China: Secretive arms exports stoking conflict
China: Secretive arms exports stoking conflict and repression
China is fast emerging as one of the world’s biggest, most secretive and irresponsible arms exporters, according to a new report issued today by Amnesty International.
The report shows how Chinese weapons have helped sustain brutal conflicts, criminal violence and other grave human rights violations in countries such as Sudan, Nepal, Myanmar and South Africa. It also reveals the possible involvement of Western companies in the manufacture of some of these weapons.
“China describes its approach to arms export licensing as `cautious and responsible`, yet the reality couldn‘t be further from the truth. China is the only major arms exporting power that has not signed up to any multilateral agreements with criteria to prevent arms exports likely to be used for serious human rights violations,” said Helen Hughes, Amnesty International’s arms control researcher.
China’s arms exports, estimated to be in excess of US$1 billion a year, often involve the exchange of weapons for raw materials to fuel the country’s rapid economic growth. But it is a trade shrouded in secrecy; Beijing does not publish any information about arms transfers abroad and hasn’t submitted any data to the UN Register on Conventional Arms in the last eight years.
Amnesty Internationals report, China: Sustaining conflict and human rights abuses, includes several examples of irresponsible Chinese arms exports.
The report’s main findings include:
• More than 200 Chinese military trucks -- normally fitted with US Cummins diesel engines -- shipped to Sudan in August 2005, despite a US arms embargo on both countries and the involvement of similar vehicles in the killing and abduction of civilians in Darfur;
• Regular Chinese military shipments to Myanmar, including the supply in August 2005 of 400 military trucks to the Burmese army despite its involvement in the torture, killing and forced eviction of hundreds of thousands of civilians;
• Chinese military exports to Nepal in 2005 and early 2006, including a deal to supply nearly 25 thousand Chinese-made rifles and 18,000 grenades to Nepalese security forces, at the time involved in the brutal repression of thousands of civilian demonstrators;
• An increasingly illicit trade in Chinese-made Norinco pistols in Australia, Malaysia, Thailand and particularly South Africa, where they are commonly used for robbery, rape and other crimes.

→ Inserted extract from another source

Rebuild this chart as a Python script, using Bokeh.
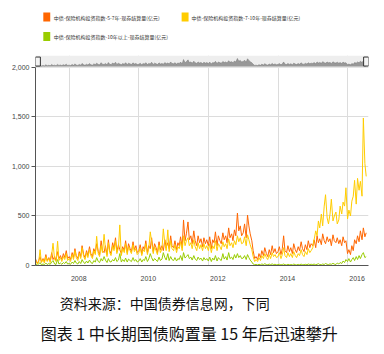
import datetime as dt
import pandas as pd
from bokeh.plotting import figure
from bokeh.layouts import column
from bokeh.models import Range1d, FixedTicker, DatetimeTickFormatter, NumeralTickFormatter
from bokeh.core.properties import value
from bokeh.embed import file_html
from bokeh.resources import INLINE

# ---------------- data (semi-monthly) ----------------
series_names = [
    "中债-保险机构投资指数-5-7年-现券结算量(亿元)",
    "中债-保险机构投资指数-7-10年-现券结算量(亿元)",
    "中债-保险机构投资指数-10年以上-现券结算量(亿元)",
]
colors = ["#FF6600", "#FFCC00", "#99CC00"]
start_date = "2007-01-01"

s57 = [
    30, 60, 20, 50, 90, 35, 70, 40, 110, 50, 80, 45, 130, 60, 90, 50, 140, 70, 100, 60, 120, 80, 150, 70,
    90, 60, 130, 80, 170, 100, 70, 140, 90, 200, 110, 80, 150, 100, 190, 120, 90, 170, 130, 220, 140, 110, 250, 150,
    130, 200, 110, 260, 150, 120, 230, 170, 280, 140, 210, 160, 120, 190, 150, 250, 130, 220, 170, 140, 240, 160, 200, 130,
    150, 210, 120, 190, 160, 250, 130, 200, 170, 280, 140, 220, 180, 130, 240, 160, 200, 150, 260, 180, 230, 170, 300, 200,
    180, 250, 160, 230, 200, 290, 180, 460, 250, 320, 440, 260, 300, 220, 350, 250, 200, 300, 230, 270, 190, 280, 220, 260,
    200, 290, 170, 260, 230, 340, 200, 300, 250, 220, 330, 260, 300, 230, 380, 280, 320, 250, 360, 300, 530, 350, 400, 300,
    330, 420, 280, 510, 400, 320, 250, 150, 70, 90, 60, 120, 80, 150, 100, 180, 120, 90, 160, 110, 200, 130, 170, 120,
    140, 190, 110, 170, 300, 150, 130, 200, 140, 180, 120, 220, 160, 130, 190, 150, 240, 170, 140, 210, 160, 250, 180, 220,
    200, 260, 180, 300, 230, 270, 210, 320, 250, 220, 290, 240, 270, 200, 310, 250, 230, 280, 220, 260, 200, 290, 230, 250,
    120, 160, 110, 200, 150, 260, 220, 300, 240, 350, 260, 380, 290, 330,
]
s710 = [
    20, 50, 15, 40, 160, 30, 60, 25, 90, 40, 70, 30, 110, 225, 60, 40, 245, 50, 80, 40, 90, 60, 120, 50,
    70, 40, 110, 60, 150, 80, 50, 120, 70, 180, 90, 60, 130, 80, 160, 100, 70, 150, 110, 295, 120, 90, 200, 130,
    315, 170, 90, 230, 130, 100, 200, 150, 250, 120, 180, 410, 100, 170, 130, 220, 110, 190, 150, 120, 210, 140, 170, 110,
    130, 180, 100, 160, 140, 220, 110, 170, 340, 240, 120, 190, 150, 110, 210, 130, 170, 370, 220, 150, 360, 140, 250, 170,
    150, 210, 130, 190, 170, 240, 150, 300, 200, 250, 280, 200, 230, 170, 260, 190, 150, 230, 170, 210, 150, 220, 170, 200,
    150, 220, 130, 200, 170, 250, 150, 220, 190, 160, 240, 190, 220, 170, 270, 200, 230, 180, 250, 210, 300, 240, 280, 220,
    230, 290, 200, 310, 260, 210, 160, 90, 40, 60, 40, 80, 50, 100, 70, 120, 80, 60, 110, 70, 130, 90, 110, 80,
    90, 130, 70, 110, 180, 100, 80, 130, 90, 120, 80, 140, 100, 80, 120, 100, 160, 110, 90, 140, 110, 170, 130, 150,
    180, 260, 350, 300, 450, 380, 520, 400, 600, 715, 480, 420, 520, 670, 450, 500, 540, 420, 460, 600, 520, 640, 600, 785,
    470, 560, 500, 650, 700, 860, 620, 880, 760, 850, 700, 1490, 1030, 900,
]
s10 = [
    5, 10, 5, 15, 30, 8, 15, 10, 25, 10, 20, 12, 35, 50, 15, 10, 60, 15, 25, 12, 30, 20, 40, 15,
    20, 12, 35, 20, 50, 25, 15, 40, 20, 60, 30, 20, 45, 25, 55, 30, 20, 50, 35, 80, 40, 30, 70, 45,
    90, 55, 30, 70, 40, 35, 60, 45, 80, 40, 55, 120, 35, 60, 40, 75, 35, 65, 50, 40, 80, 45, 60, 35,
    45, 70, 35, 60, 50, 90, 40, 65, 120, 80, 45, 70, 55, 40, 85, 50, 65, 130, 80, 55, 120, 50, 90, 60,
    50, 80, 45, 70, 60, 100, 50, 130, 75, 90, 110, 70, 85, 55, 100, 65, 50, 85, 60, 75, 45, 80, 55, 70,
    45, 85, 40, 75, 55, 100, 45, 80, 60, 50, 120, 65, 90, 55, 130, 70, 85, 60, 110, 75, 120, 80, 100, 70,
    75, 100, 60, 110, 80, 55, 35, 15, 8, 10, 6, 12, 8, 15, 10, 18, 10, 8, 14, 9, 16, 10, 12, 8,
    8, 12, 6, 10, 15, 8, 6, 12, 8, 10, 6, 14, 9, 6, 11, 8, 13, 9, 7, 12, 8, 15, 10, 12,
    10, 14, 8, 12, 18, 10, 8, 15, 10, 20, 12, 10, 16, 12, 22, 14, 10, 25, 15, 30, 20, 45, 30, 60,
    40, 70, 35, 60, 80, 50, 90, 60, 100, 70, 110, 130, 80, 90,
]
y_ticks = [0, 500, 1000, 1500, 2000]
grid_years = [2008, 2010, 2012, 2014, 2016]
source_text = "资料来源：中国债券信息网，下同"
title_text = "图表 1 中长期国债购置量 15 年后迅速攀升"

dates = pd.date_range(start_date, periods=len(s57), freq="SMS")
series = [s57, s710, s10]

CJK = "Noto Sans CJK SC"
LAT = "Liberation Sans"

def bare(fig):
    fig.outline_line_color = None
    fig.grid.visible = False
    fig.background_fill_color = "white"
    fig.border_fill_color = "white"

# ---------------- legend ----------------
leg = figure(width=384, height=50, x_range=Range1d(0, 384), y_range=Range1d(50, 0),
             x_axis_type=None, y_axis_type=None, toolbar_location=None,
             output_backend="svg", min_border=0)
bare(leg)
sq_x = [13, 172.5, 13]
sq_y = [16.5, 16.5, 36]
leg.rect(x=sq_x, y=sq_y, width=8, height=9, fill_color=colors, line_color=None)
leg.text(x=[21, 180, 21], y=[16.5, 16.5, 36], text=series_names,
         text_font=value(CJK), text_font_size=value("5px"), text_color="#333333",
         text_baseline="middle", text_align="left")

# ---------------- main chart ----------------
x0 = dt.datetime(2007, 1, 12)
x1 = dt.datetime(2016, 8, 8)
p = figure(width=384, height=233, x_axis_type="datetime", output_backend="svg",
           toolbar_location=None, x_range=Range1d(x0, x1), y_range=Range1d(0, 2121),
           min_border_left=35, min_border_right=16, min_border_top=5, min_border_bottom=18)
p.outline_line_color = None
p.extra_y_ranges = {"nav": Range1d(-13184, 728)}

grid_ms = [pd.Timestamp(f"{y}-01-01").value / 1e6 for y in grid_years]
label_ms = [pd.Timestamp(f"{y}-04-10").value / 1e6 for y in grid_years]

p.xgrid.ticker = FixedTicker(ticks=grid_ms)
p.ygrid.ticker = FixedTicker(ticks=y_ticks[1:])
p.grid.grid_line_color = "#dcdcdc"
p.grid.grid_line_width = 1

p.yaxis.ticker = FixedTicker(ticks=y_ticks)
p.yaxis.formatter = NumeralTickFormatter(format="0,0")
p.yaxis.bounds = (0, 2000)
p.yaxis.major_tick_out = 4
p.yaxis.major_tick_in = 0
p.yaxis.major_tick_line_color = "#555555"
p.yaxis.minor_tick_line_color = None
p.yaxis.axis_line_color = "#555555"
p.yaxis.major_label_standoff = 2

p.xaxis.ticker = FixedTicker(ticks=label_ms)
fmt = "%Y"
p.xaxis.formatter = DatetimeTickFormatter(years=fmt, months=fmt, days=fmt, hours=fmt,
                                          minutes=fmt, seconds=fmt, milliseconds=fmt,
                                          microseconds=fmt, minsec=fmt, hourmin=fmt)
p.xaxis.major_tick_line_color = None
p.xaxis.minor_tick_line_color = None
p.xaxis.axis_line_color = "#555555"
p.xaxis.major_label_standoff = 4

for ax in (p.xaxis[0], p.yaxis[0]):
    ax.major_label_text_font = LAT
    ax.major_label_text_font_size = "7px"
    ax.major_label_text_color = "#444444"

# navigator strip
p.quad(left=[x0], right=[x1], bottom=[y_ticks[-1]], top=[2121],
       fill_color="#eeeeee", line_color=None)
p.varea(x=dates, y1=0, y2=s57, y_range_name="nav", fill_color="#888888", fill_alpha=0.85)
p.line(x=dates, y=s57, y_range_name="nav", line_color="#777777", line_width=0.5)
p.rect(x=[x0 + dt.timedelta(days=25), x1 - dt.timedelta(days=25)], y=[2060, 2060],
       width=5, height=9, width_units="screen", height_units="screen",
       fill_color="#f4f4f4", line_color="#333333", line_width=1)

for s, c in zip(series, colors):
    p.line(x=dates, y=s, line_color=c, line_width=1)

# ---------------- caption ----------------
cap = figure(width=384, height=71, x_range=Range1d(0, 384), y_range=Range1d(71, 0),
             x_axis_type=None, y_axis_type=None, toolbar_location=None,
             output_backend="svg", min_border=0)
bare(cap)
cap.text(x=[28], y=[19], text=[source_text], text_font=value(CJK),
         text_font_size=value("14px"), text_color="#111111",
         text_baseline="middle", text_align="left")
cap.text(x=[6], y=[49], text=[title_text], text_font=value(CJK),
         text_font_size=value("16px"), text_color="#111111",
         text_baseline="middle", text_align="left")

layout = column(leg, p, cap, spacing=0)
open("out.html", "w").write(file_html(layout, INLINE))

“As a major arms exporter and a permanent member of the UN Security Council, it is high time that the Chinese authorities live up to their obligations under international law. They must introduce effective laws and regulations banning all arms transfers that could be used for serious human rights violations or breaches in international humanitarian law,” said Helen Hughes
Amnesty International is also calling on China to report annually and publicly on all arms export licences and deliveries and to support a tough, comprehensive and enforceable international Arms Trade Treaty.
As long as China continues to allow arms supplies to the perpetrators of gross human rights violations, the international community must redouble its regulation of joint ventures involving military and dual-use technology in China and must strengthen the application of arms embargoes on China such as those imposed by the European Union and the USA.